Freedom Swimmer has just been released, and we are lucky enough to have some thoughts from Wai Chim, the author of this novel. Her discussion of ‘bad things’ resonates with us – books are a way to talk about all sorts of topics with young people. Thank you Wai Chim for writing this piece and the book.
When I first told my father I was writing a book about his experiences growing up in China, he had some loving and protective fatherly words for me:
‘Should you be writing about something that’s bad?’
The idea that what I was writing was ‘bad’ is a result of the deep political minefield that comes with talking about the Cultural Revolution and Mao Zedong, especially in China.
For those who are unfamiliar, Mao Zedong was the former Chairman of the Chinese Communist Party and is often referred to as the ‘founder of modern China’. However, many of his policies were highly controversial – between 1958 and 1961, he pushed ‘The Great Leap Forward’, which was supposed to help China overtake the industrial productivity of the West, but instead resulted in a widespread and disastrous famine and the death of an estimated 45 million people – we’re talking almost double the population of Australia!
Meanwhile, from 1966 Mao launched the ‘Great Proletarian Cultural Revolution’ in an attempt to purge the government of his political enemies. Millions of youths, calling themselves Mao’s Red Guards, armed themselves with his Book of Quotations and physically attacked and abused those who were deemed ‘reactionaries’ and class enemies. The Cultural Revolution only really came to an end with Mao’s death in 1976.

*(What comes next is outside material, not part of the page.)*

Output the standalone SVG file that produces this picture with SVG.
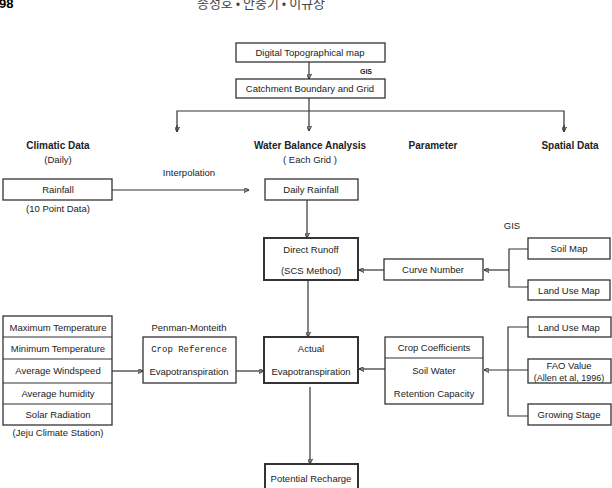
<svg xmlns="http://www.w3.org/2000/svg" width="612" height="488" viewBox="0 0 612 488">
<style>
text{font-family:"Liberation Sans",Arial,sans-serif;font-size:9.5px;fill:#222;text-anchor:middle}
.b{font-weight:bold;font-size:10px}
.m{font-family:"Liberation Mono","Courier New",monospace;font-size:9px}
.s{font-size:7px;font-weight:bold}
.n{font-size:9px}
.hd{font-family:"Noto Sans CJK KR",sans-serif;font-size:13px;fill:#444}
rect{fill:#fff;stroke:#333;stroke-width:1.3}
.t{stroke-width:2}
line,path{stroke:#333;stroke-width:1.2;fill:none}
</style>
<defs>
<marker id="a" viewBox="0 0 6 6" refX="6" refY="3" markerWidth="5" markerHeight="5" orient="auto" markerUnits="userSpaceOnUse">
<path d="M0,0L6,3L0,6z" fill="#222" stroke="none"/>
</marker>
</defs>
<text class="hd" x="-1" y="8" style="text-anchor:start;font-weight:bold;fill:#000;font-family:'Liberation Sans',sans-serif">98</text>
<text class="hd" x="261" y="8">송성호 • 안중기 • 이규상</text>

<g id="connectors">
<line x1="309" y1="62" x2="309" y2="79" marker-end="url(#a)"/>
<line x1="309" y1="98" x2="309" y2="131" marker-end="url(#a)"/>
<path d="M177,131V111H564V131"/>
<line x1="177" y1="125" x2="177" y2="132" marker-end="url(#a)"/>
<line x1="564" y1="125" x2="564" y2="132" marker-end="url(#a)"/>
<line x1="112" y1="190" x2="249" y2="190" marker-end="url(#a)"/>
<line x1="307" y1="200" x2="307" y2="238" marker-end="url(#a)"/>
<line x1="384" y1="270" x2="359" y2="270" marker-end="url(#a)"/>
<line x1="509" y1="270" x2="484" y2="270" marker-end="url(#a)"/>
<path d="M528,249H509V287H528"/>
<line x1="308" y1="280" x2="308" y2="337" marker-end="url(#a)"/>
<line x1="112" y1="371" x2="143" y2="371" marker-end="url(#a)"/>
<line x1="236" y1="371" x2="264" y2="371" marker-end="url(#a)"/>
<line x1="385" y1="369" x2="359" y2="369" marker-end="url(#a)"/>
<line x1="528" y1="370" x2="484" y2="370" marker-end="url(#a)"/>
<path d="M528,327H508V416H528"/>
<line x1="310" y1="387" x2="310" y2="464" marker-end="url(#a)"/>
</g>

<g id="digital"><rect x="236" y="43" width="149" height="19"/><text x="310" y="56">Digital Topographical  map</text></g>
<g id="gis1"><text class="s" x="366" y="74">GIS</text></g>
<g id="catchment"><rect x="236" y="79" width="149" height="19"/><text x="310" y="92">Catchment Boundary and Grid</text></g>

<g id="climatic"><text class="b" x="58" y="149">Climatic Data</text><text x="58" y="163">(Daily)</text></g>
<g id="wba"><text class="b" x="310" y="149">Water Balance Analysis</text><text x="310" y="163">( Each Grid )</text></g>
<g id="parameter"><text class="b" x="433" y="149">Parameter</text></g>
<g id="spatial"><text class="b" x="570" y="149">Spatial Data</text></g>
<g id="interp"><text x="189" y="176">Interpolation</text></g>

<g id="rainfall"><rect x="3" y="179" width="109" height="21"/><text x="58" y="193">Rainfall</text><text x="58" y="212">(10 Point Data)</text></g>
<g id="dailyrain"><rect x="265" y="179" width="93" height="21"/><text x="311" y="193">Daily Rainfall</text></g>

<g id="gis2"><text x="512" y="229">GIS</text></g>
<g id="runoff"><rect class="t" x="264" y="238" width="94" height="42"/><text x="311" y="253">Direct Runoff</text><text x="311" y="274">(SCS Method)</text></g>
<g id="curve"><rect x="384" y="259" width="99" height="21"/><text x="433" y="273">Curve Number</text></g>
<g id="soilmap"><rect x="528" y="238" width="82" height="21"/><text x="569" y="252">Soil Map</text></g>
<g id="landuse1"><rect x="528" y="280" width="82" height="20"/><text x="569" y="294">Land Use Map</text></g>

<g id="climate-table">
<rect x="3" y="316" width="109" height="109"/>
<path d="M3,337H112M3,359H112M3,383H112M3,404H112"/>
<text x="58" y="331">Maximum Temperature</text>
<text x="58" y="352">Minimum Temperature</text>
<text x="58" y="374">Average Windspeed</text>
<text x="58" y="397">Average humidity</text>
<text x="58" y="418">Solar Radiation</text>
<text x="58" y="436">(Jeju Climate Station)</text>
</g>
<g id="cropref"><text x="189" y="331">Penman-Monteith</text><rect x="143" y="337" width="93" height="46"/><text class="m" x="189" y="352">Crop Reference</text><text x="189" y="375">Evapotranspiration</text></g>
<g id="actual"><rect class="t" x="264" y="337" width="94" height="46"/><text x="311" y="352">Actual</text><text x="311" y="375">Evapotranspiration</text></g>
<g id="cropcoef"><rect x="385" y="337" width="98" height="67"/><path d="M385,358H483"/><text x="434" y="351">Crop Coefficients</text><text x="434" y="374">Soil Water</text><text x="434" y="397">Retention Capacity</text></g>
<g id="landuse2"><rect x="528" y="317" width="83" height="20"/><text x="569" y="331">Land Use Map</text></g>
<g id="fao"><rect x="528" y="359" width="83" height="24"/><text x="569" y="369">FAO Value</text><text class="n" x="569" y="381">(Allen et al, 1996)</text></g>
<g id="growing"><rect x="528" y="404" width="83" height="21"/><text x="569" y="418">Growing Stage</text></g>
<g id="recharge"><rect class="t" x="265" y="464" width="93" height="30"/><text x="311" y="482">Potential Recharge</text></g>
</svg>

Despite the tumultuous history and catastrophic events, the subject of Mao and his policies is still very much taboo in China, thanks to government censorship and control over the media. Just last year, a well-known Chinese reporter was taken off air for publicly criticising the former Chairman. So many people, including my father, have largely chosen not to discuss the matter and simply to put the past behind them – to not talk about the ‘bad things’.
The problem is that today not only are many Western countries left in the dark about these matters, many younger Chinese are also not aware of the immediate history and the suffering of their own parents and grandparents. In 2014, some Chinese university students were heavily criticised for their treatment of the Cultural Revolution as a joke, dressing up as Red Guards and denouncing their peers with dunce caps and violence. The scenes and images would have conjured strong feelings of dread and regret for those who lived through those times.
I certainly didn’t know anything about it growing up and to be honest, it wasn’t really until Yang Jishang published Tombstone: The Untold Story of Mao’s Great Famine that it really dawned on me that my own father had lived through these times. There were just so many ‘bad things’ that he and many others don’t want to talk about.
As an author, I’m hoping that through Freedom Swimmer, we can talk about the ‘bad things’ so that we can be honest and open, and most importantly respectful, of our varying cultures and heritages. Fiction and stories are a great way to explore controversial ideas and subject matters, even if they can be seen as taboo.
I wrote a story that talked about those ‘bad things’ my father was worried about. And I told him that I was incredibly lucky; that because he had decided to make the swim, to leave China and eventually move to the US, that because he chose to make that journey and take the risk so many years ago, I now had the freedom to write about those ‘bad things’. That was one of his many gifts to me – and I am eternally grateful.